EXERCISE
Show all lines holding the string "with".

RECORDS FOR THIS TASK
★ ★ ★ ★ ★ ★ ★

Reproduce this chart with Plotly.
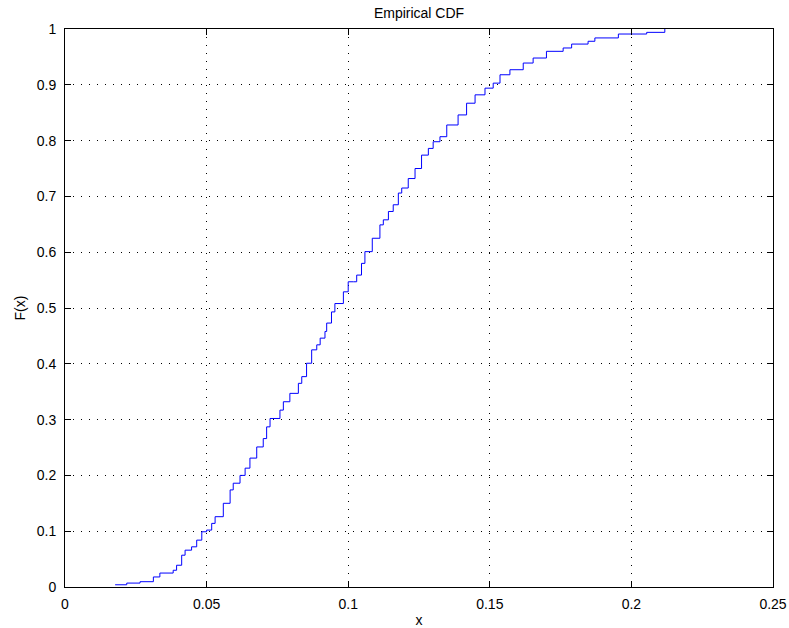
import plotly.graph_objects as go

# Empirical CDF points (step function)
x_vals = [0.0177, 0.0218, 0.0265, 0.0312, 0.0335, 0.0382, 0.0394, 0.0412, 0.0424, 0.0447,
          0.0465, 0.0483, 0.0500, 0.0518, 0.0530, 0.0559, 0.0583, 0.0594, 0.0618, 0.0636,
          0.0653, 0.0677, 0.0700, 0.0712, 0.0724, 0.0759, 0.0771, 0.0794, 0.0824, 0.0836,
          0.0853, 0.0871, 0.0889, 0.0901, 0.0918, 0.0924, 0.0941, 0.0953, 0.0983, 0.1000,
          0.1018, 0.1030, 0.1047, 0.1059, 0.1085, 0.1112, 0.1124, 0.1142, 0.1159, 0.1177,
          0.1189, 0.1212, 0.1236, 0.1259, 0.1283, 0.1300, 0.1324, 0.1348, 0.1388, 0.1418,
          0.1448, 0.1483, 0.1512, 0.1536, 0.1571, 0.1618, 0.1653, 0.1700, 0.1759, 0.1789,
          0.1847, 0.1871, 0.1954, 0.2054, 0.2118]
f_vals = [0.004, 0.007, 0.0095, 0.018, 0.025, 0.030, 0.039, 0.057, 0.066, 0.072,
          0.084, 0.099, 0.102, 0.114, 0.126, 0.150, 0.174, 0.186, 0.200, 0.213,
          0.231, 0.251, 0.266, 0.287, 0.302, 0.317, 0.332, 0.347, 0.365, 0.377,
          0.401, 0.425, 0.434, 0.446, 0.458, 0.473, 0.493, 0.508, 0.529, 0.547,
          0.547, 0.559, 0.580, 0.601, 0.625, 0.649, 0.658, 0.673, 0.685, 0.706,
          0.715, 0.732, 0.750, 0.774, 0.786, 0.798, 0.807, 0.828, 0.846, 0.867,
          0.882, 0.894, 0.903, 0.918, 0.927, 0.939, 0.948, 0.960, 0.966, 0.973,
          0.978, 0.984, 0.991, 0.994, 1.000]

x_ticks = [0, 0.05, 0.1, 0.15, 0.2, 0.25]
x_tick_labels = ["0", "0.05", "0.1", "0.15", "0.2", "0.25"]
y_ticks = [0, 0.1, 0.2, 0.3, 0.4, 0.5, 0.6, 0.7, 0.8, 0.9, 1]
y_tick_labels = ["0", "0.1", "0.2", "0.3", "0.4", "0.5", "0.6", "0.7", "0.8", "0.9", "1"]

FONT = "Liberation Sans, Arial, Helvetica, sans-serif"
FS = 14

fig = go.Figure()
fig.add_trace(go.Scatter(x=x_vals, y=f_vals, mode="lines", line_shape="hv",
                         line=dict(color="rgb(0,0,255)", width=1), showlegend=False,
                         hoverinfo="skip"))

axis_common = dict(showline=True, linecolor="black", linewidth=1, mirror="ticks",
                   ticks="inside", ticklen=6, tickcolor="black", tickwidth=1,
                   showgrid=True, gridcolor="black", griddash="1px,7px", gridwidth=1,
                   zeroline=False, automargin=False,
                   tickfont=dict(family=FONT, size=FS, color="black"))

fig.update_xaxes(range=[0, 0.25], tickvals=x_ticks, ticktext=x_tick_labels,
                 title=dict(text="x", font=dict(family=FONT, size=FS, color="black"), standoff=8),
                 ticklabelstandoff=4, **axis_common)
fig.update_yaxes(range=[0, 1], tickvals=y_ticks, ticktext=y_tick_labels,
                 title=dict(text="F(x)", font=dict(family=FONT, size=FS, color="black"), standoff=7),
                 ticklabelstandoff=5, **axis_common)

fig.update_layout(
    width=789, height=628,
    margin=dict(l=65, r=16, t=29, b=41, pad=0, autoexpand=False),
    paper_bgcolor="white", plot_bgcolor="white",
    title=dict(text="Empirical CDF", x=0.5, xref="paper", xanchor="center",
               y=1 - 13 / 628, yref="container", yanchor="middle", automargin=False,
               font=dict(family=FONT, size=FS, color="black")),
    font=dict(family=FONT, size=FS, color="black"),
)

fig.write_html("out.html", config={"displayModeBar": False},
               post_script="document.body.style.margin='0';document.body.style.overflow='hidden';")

★ ★ ★ ★ ★ ★ ★

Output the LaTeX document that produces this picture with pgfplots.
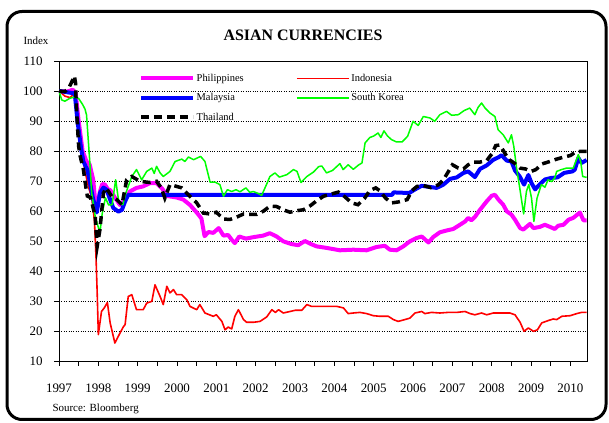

★ ★ ★ ★ ★ ★ ★

FULL SOLUTION
Reproduce this chart with Plotly.
Output the LaTeX document that produces this picture with pgfplots.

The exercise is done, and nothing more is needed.